3. Is the Bronx River a good place to grow mussels?
Researchers from the Milford lab investigated this question using a combination of water testing and experiments with native mussel populations. During the summer of 2012, water was sampled weekly for temperature, salinity, dissolved oxygen, dissolved and particulate nutrients, chlorophyll, plankton abundance and community composition. A series of feeding experiments with native mussel populations were performed during the summers of 2011 and 2012. These experiments allowed NOAA researchers to determine how quickly and efficiently the mussels consume food that is naturally available in the water.
By combining the mussel feeding data with measurements of environmental conditions, researchers were able to determine that the Bronx is not an optimal site for mussel growth. The raft was located at the point where the Bronx and East Rivers meet, and the dynamic water movement at this site resulted in high levels of silt and sand in the water. These inorganic particles inhibited growth of the phytoplankton on which ribbed mussels typically feed. Mussels at the Bronx site proved to be highly adaptable, however, and were able to sort through the silt and sand in the local water to feed on the available food as efficiently as mussels from a more favorable suburban site. These results are provided in greater detail in the Estuaries and Coasts article described above.

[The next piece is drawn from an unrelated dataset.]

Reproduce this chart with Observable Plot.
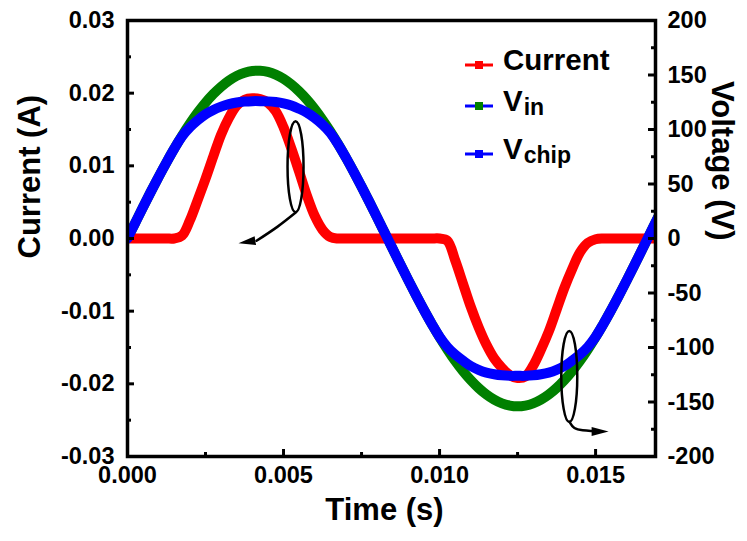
<!DOCTYPE html>
<html><head><meta charset="utf-8">
<script src="https://cdn.jsdelivr.net/npm/d3@7"></script>
<script src="https://cdn.jsdelivr.net/npm/@observablehq/plot@0.6"></script>
<style>body{margin:0;background:#fff} svg{display:block}</style>
</head><body><div id="chart"></div>
<script>
// ---- data ----
const time = [0, 0.00025, 0.0005, 0.00075, 0.001, 0.00125, 0.0015, 0.00175, 0.002, 0.00225, 0.0025, 0.00275, 0.003, 0.00325, 0.0035, 0.00375, 0.004, 0.00425, 0.0045, 0.00475, 0.005, 0.00525, 0.0055, 0.00575, 0.006, 0.00625, 0.0065, 0.00675, 0.007, 0.00725, 0.0075, 0.00775, 0.008, 0.00825, 0.0085, 0.00875, 0.009, 0.00925, 0.0095, 0.00975, 0.01, 0.01025, 0.0105, 0.01075, 0.011, 0.01125, 0.0115, 0.01175, 0.012, 0.01225, 0.0125, 0.01275, 0.013, 0.01325, 0.0135, 0.01375, 0.014, 0.01425, 0.0145, 0.01475, 0.015, 0.01525, 0.0155, 0.01575, 0.016, 0.01625, 0.0165, 0.01675, 0.017];
const current = [0, 0, 0, 0, 0, 0, 0, 0.0004, 0.0025, 0.0053, 0.0082, 0.0113, 0.0143, 0.0166, 0.0183, 0.0191, 0.0193, 0.0192, 0.0187, 0.0175, 0.0153, 0.0124, 0.0092, 0.0059, 0.0031, 0.0012, 0.0002, 0, 0, 0, 0, 0, 0, 0, 0, 0, 0, 0, 0, 0, 0, -0.0003, -0.003, -0.0062, -0.0094, -0.0122, -0.0146, -0.0165, -0.0178, -0.0188, -0.0192, -0.019, -0.0175, -0.0153, -0.0128, -0.0098, -0.0068, -0.0042, -0.0019, -0.0006, -0.0001, 0, 0, 0, 0, 0, 0, 0, 0];
const vin = [0, 14.5, 28.9, 43.0, 56.7, 69.9, 82.5, 94.4, 105.4, 115.5, 124.6, 132.5, 139.3, 144.9, 149.2, 152.1, 153.7, 153.9, 152.8, 150.3, 146.5, 141.3, 134.9, 127.4, 118.7, 108.9, 98.2, 86.6, 74.2, 61.2, 47.6, 33.6, 19.3, 4.8, -9.7, -24.1, -38.3, -52.2, -65.6, -78.4, -90.5, -101.8, -112.3, -121.7, -130.0, -137.2, -143.2, -147.9, -151.3, -153.3, -154.0, -153.3, -151.3, -147.9, -143.2, -137.2, -130.0, -121.7, -112.3, -101.8, -90.5, -78.4, -65.6, -52.2, -38.3, -24.1, -9.7, 4.8, 19.3];
const vchip = [0, 14.5, 28.9, 43.0, 56.7, 69.9, 82.5, 93.8, 102, 108.5, 114, 118, 121, 123.3, 124.8, 125.6, 126, 126, 125.8, 125.2, 124, 122, 119, 115.5, 110.5, 104.5, 97, 86.4, 74.2, 61.2, 47.6, 33.6, 19.3, 4.8, -9.7, -24.1, -38.3, -52.2, -65.6, -78.4, -90.2, -99.5, -106.5, -112, -117, -120.5, -123, -124.5, -125.5, -126, -126, -126, -125.5, -124.5, -123, -120.5, -117, -112, -106.5, -99.5, -90.2, -78.4, -65.6, -52.2, -38.3, -24.1, -9.7, 4.8, 19.3];

const currentTicks = [-0.03, -0.02, -0.01, 0, 0.01, 0.02, 0.03];
const currentMinorTicks = [-0.025, -0.015, -0.005, 0.005, 0.015, 0.025];
const voltageTicks = [-200, -150, -100, -50, 0, 50, 100, 150, 200];
const voltageMinorTicks = [-175, -125, -75, -25, 25, 75, 125, 175];
const timeTicks = [0, 0.005, 0.01, 0.015];
const timeMinorTicks = [0.0025, 0.0075, 0.0125];
const timeDomain = [0, 0.01692];
const currentDomain = [-0.03, 0.03];
const voltageDomain = [-200, 200];

const seriesNames = ["Current", "Vin", "Vchip"];
const seriesColors = ["#ff0000", "#008000", "#0000ff"];

// annotation positions (data units: time, current)
const ellipseNotes = [{t: 0.005385, i: 0.009876}, {t: 0.014157, i: -0.018981}];
const arrow1Path = [{t: 0.0054006, i: 0.003609}, {t: 0.0048, i: 0.0016}, {t: 0.0041346, i: -0.000317}];
const arrow2Path = [{t: 0.014167, i: -0.025234}, {t: 0.014295, i: -0.026198}, {t: 0.014583, i: -0.026419}, {t: 0.014904, i: -0.026488}];
const arrowTips = [{t: 0.0035577, i: -0.000661, angle: 261}, {t: 0.015417, i: -0.026556, angle: 90}];

// ---- build ----
const voltToCurrent = currentDomain[1] / voltageDomain[1];
const rows = time.map((t, k) => ({t, current: current[k], vin: vin[k] * voltToCurrent, vchip: vchip[k] * voltToCurrent}));

const W = 747, H = 541, mL = 127, mR = 92, mT = 20, mB = 85;
const fw = W - mL - mR, fh = H - mT - mB;
const font = "'Liberation Sans', Arial, Helvetica, sans-serif";

function ellipseSymbol(rx, ry) {
  const k = 0.5523;
  return {draw(c) {
    c.moveTo(0, -ry);
    c.bezierCurveTo(k * rx, -ry, rx, -k * ry, rx, 0);
    c.bezierCurveTo(rx, k * ry, k * rx, ry, 0, ry);
    c.bezierCurveTo(-k * rx, ry, -rx, k * ry, -rx, 0);
    c.bezierCurveTo(-rx, -k * ry, -k * rx, -ry, 0, -ry);
    c.closePath();
  }};
}
const headSymbol = {draw(c) { c.moveTo(0, 0); c.lineTo(-4.5, 17); c.lineTo(4.5, 17); c.closePath(); }};

const lineOpts = {x: "t", strokeWidth: 10, curve: "catmull-rom", clip: true};
const tickFont = 23.5;

const plot = Plot.plot({
  width: W, height: H,
  marginLeft: mL, marginRight: mR, marginTop: mT, marginBottom: mB,
  style: {fontFamily: font, fontWeight: "bold", fontSize: "22px", color: "#000", background: "#fff"},
  x: {domain: timeDomain},
  y: {domain: currentDomain},
  marks: [
    Plot.line(rows, {...lineOpts, y: "vin", stroke: seriesColors[1]}),
    Plot.line(rows, {...lineOpts, y: "current", stroke: seriesColors[0]}),
    Plot.line(rows, {...lineOpts, y: "vchip", stroke: seriesColors[2]}),
    // inward ticks
    Plot.tickY(currentTicks, {stroke: "#000", strokeWidth: 3, insetRight: fw - 7}),
    Plot.tickY(currentMinorTicks, {stroke: "#000", strokeWidth: 3, insetRight: fw - 4}),
    Plot.tickY(voltageTicks.map(v => v * voltToCurrent), {stroke: "#000", strokeWidth: 3, insetLeft: fw - 7}),
    Plot.tickY(voltageMinorTicks.map(v => v * voltToCurrent), {stroke: "#000", strokeWidth: 3, insetLeft: fw - 4}),
    Plot.tickX(timeTicks, {stroke: "#000", strokeWidth: 3, insetTop: fh - 7}),
    Plot.tickX(timeMinorTicks, {stroke: "#000", strokeWidth: 3, insetTop: fh - 4}),
    Plot.frame({stroke: "#000", strokeWidth: 3.5}),
    // axes labels
    Plot.axisY(currentTicks, {anchor: "left", tickSize: 0, tickPadding: 13, tickFormat: d => d.toFixed(2), label: null, fontSize: tickFont, fontWeight: "bold"}),
    Plot.axisY(voltageTicks.map(v => v * voltToCurrent), {anchor: "right", tickSize: 0, tickPadding: 12, tickFormat: d => String(Math.round(d / voltToCurrent)), label: null, fontSize: tickFont, fontWeight: "bold"}),
    Plot.axisX(timeTicks, {anchor: "bottom", tickSize: 0, tickPadding: 10, tickFormat: d => d.toFixed(3), label: null, fontSize: tickFont, fontWeight: "bold"}),
    Plot.text(["Current (A)"], {frameAnchor: "left", rotate: -90, dx: -97, dy: 20, fontSize: 31, fontWeight: "bold"}),
    Plot.text(["Time (s)"], {frameAnchor: "bottom", dx: -7, dy: 63, fontSize: 31, fontWeight: "bold"}),
    Plot.text(["Voltage (V)"], {frameAnchor: "right", rotate: 90, dx: 66, dy: 2, fontSize: 31, fontWeight: "bold"}),
    // annotations
    Plot.dot(ellipseNotes, {x: "t", y: "i", symbol: ellipseSymbol(8, 45.5), fill: "none", stroke: "#000", strokeWidth: 2.5}),
    Plot.line(arrow1Path, {x: "t", y: "i", curve: "natural", stroke: "#000", strokeWidth: 2.5}),
    Plot.line(arrow2Path, {x: "t", y: "i", curve: "basis", stroke: "#000", strokeWidth: 2.5}),
    Plot.dot(arrowTips, {x: "t", y: "i", symbol: headSymbol, rotate: "angle", fill: "#000", stroke: "none"})
  ]
});

// legend (inside plot, top right)
const svg = d3.select(plot);
const legendRows = [
  {main: "Current", sub: null, line: seriesColors[0], marker: seriesColors[0], y: 65},
  {main: "V", sub: "in", line: seriesColors[2], marker: seriesColors[1], y: 106},
  {main: "V", sub: "chip", line: seriesColors[2], marker: seriesColors[2], y: 154}
];
const lg = svg.append("g").attr("font-family", font).attr("font-weight", "bold").attr("text-anchor", "start");
legendRows.forEach(r => {
  lg.append("line").attr("x1", 465).attr("x2", 493).attr("y1", r.y).attr("y2", r.y)
    .attr("stroke", r.line).attr("stroke-width", 3);
  lg.append("rect").attr("x", 475).attr("y", r.y - 4).attr("width", 8).attr("height", 8).attr("fill", r.marker);
  const t = lg.append("text").attr("x", 503).attr("y", r.y + 5).attr("font-size", 29.5).attr("fill", "#000").attr("text-anchor", "start");
  t.append("tspan").text(r.main);
  if (r.sub) t.append("tspan").attr("font-size", 23).attr("dy", 4).attr("dx", 1).text(r.sub);
});

document.getElementById("chart").appendChild(plot);
</script>
</body></html>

These results demonstrate the high tolerance of ribbed mussels for a wide range of environmental conditions. For this reason, researchers believe the ribbed mussel is a good candidate for use in future nutrient bioextraction projects.

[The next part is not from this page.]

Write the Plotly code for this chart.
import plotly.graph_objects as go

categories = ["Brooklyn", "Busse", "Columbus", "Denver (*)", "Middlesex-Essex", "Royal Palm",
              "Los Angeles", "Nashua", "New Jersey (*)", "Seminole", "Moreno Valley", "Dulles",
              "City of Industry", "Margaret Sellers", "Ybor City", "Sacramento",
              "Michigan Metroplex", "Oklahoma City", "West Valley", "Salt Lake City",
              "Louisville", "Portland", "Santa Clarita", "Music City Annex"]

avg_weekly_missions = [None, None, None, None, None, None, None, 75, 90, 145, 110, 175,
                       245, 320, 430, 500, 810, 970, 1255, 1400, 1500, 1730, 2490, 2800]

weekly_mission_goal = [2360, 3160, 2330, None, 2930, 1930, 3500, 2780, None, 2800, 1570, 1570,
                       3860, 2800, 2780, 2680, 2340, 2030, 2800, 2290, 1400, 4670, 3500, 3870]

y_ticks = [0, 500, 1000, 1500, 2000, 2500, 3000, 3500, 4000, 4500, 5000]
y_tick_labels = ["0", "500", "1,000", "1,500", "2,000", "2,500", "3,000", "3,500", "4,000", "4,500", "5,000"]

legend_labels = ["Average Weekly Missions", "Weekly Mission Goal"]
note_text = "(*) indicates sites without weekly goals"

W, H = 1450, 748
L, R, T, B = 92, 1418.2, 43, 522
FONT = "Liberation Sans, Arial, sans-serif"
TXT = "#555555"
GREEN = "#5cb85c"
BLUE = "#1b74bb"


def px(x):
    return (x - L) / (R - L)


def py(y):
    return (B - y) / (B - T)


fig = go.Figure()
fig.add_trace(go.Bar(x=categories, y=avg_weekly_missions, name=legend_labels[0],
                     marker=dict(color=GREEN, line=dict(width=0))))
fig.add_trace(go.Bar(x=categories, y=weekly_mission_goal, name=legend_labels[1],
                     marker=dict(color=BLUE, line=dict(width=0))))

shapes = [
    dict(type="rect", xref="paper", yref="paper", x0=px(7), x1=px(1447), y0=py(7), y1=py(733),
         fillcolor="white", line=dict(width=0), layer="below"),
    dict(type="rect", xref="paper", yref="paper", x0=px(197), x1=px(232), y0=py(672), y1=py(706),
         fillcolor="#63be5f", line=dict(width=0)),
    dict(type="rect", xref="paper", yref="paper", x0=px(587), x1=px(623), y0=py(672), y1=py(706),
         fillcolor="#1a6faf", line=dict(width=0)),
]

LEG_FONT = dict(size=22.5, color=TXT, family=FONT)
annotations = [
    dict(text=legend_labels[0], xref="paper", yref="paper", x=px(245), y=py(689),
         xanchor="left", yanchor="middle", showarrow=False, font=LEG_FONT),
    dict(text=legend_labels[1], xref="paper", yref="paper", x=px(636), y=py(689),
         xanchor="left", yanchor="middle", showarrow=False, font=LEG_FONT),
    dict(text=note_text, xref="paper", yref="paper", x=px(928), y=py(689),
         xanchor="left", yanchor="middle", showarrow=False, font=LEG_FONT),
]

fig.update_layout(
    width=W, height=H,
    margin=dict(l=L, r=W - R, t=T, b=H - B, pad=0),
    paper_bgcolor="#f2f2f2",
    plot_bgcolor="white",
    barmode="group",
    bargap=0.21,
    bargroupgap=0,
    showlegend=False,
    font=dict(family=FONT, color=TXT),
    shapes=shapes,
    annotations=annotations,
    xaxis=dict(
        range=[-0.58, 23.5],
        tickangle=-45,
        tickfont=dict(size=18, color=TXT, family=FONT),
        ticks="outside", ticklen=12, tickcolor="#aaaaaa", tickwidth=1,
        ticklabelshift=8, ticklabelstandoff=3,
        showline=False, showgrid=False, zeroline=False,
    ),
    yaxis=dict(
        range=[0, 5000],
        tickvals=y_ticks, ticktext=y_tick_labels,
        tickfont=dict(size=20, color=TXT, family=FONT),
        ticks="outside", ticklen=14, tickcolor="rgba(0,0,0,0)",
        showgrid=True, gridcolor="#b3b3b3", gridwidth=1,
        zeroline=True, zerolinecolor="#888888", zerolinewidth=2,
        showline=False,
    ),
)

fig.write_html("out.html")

Researchers were also able to use measurements of mussel feeding to determine positive effects of the raft on the local environment. The mussels on a fully stocked, one-acre raft would filter 19 million gallons of water every day, removed 1,358 pounds of particles. For details about these calculations, see the final report of this project at the bottom of this page.
4. Are the mussels from the raft contaminated?
Harvested mussels will be sent to a contract laboratory and tested for a wide range of contaminants, including heavy metals, PCBs and flame retardants. These results can be compared to those from the nearby Throgs Neck Bridge, which is a long-term mussel contaminant monitoring site that is part of the NOAA Status and Trends program.
5. What do we do with the mussels once they are harvested?
Ribbed mussels are not eaten by people because of their poor taste, and the waters around Hunts Point are not approved for shellfish consumption. Therefore, alternative uses must be identified for future shellfish production from urban waters such as New York City. The NOAA Aquaculture Program funds an alternative finfish feeds program, based in the NOAA Northwest Fisheries Science Center. Harvested mussels from the raft have been sent to the NOAA Seattle Lab for evaluation as a potential fish feed. Other potential uses of bioextraction-related mussel meat are being explored in Sweden, and include chicken feed and compost.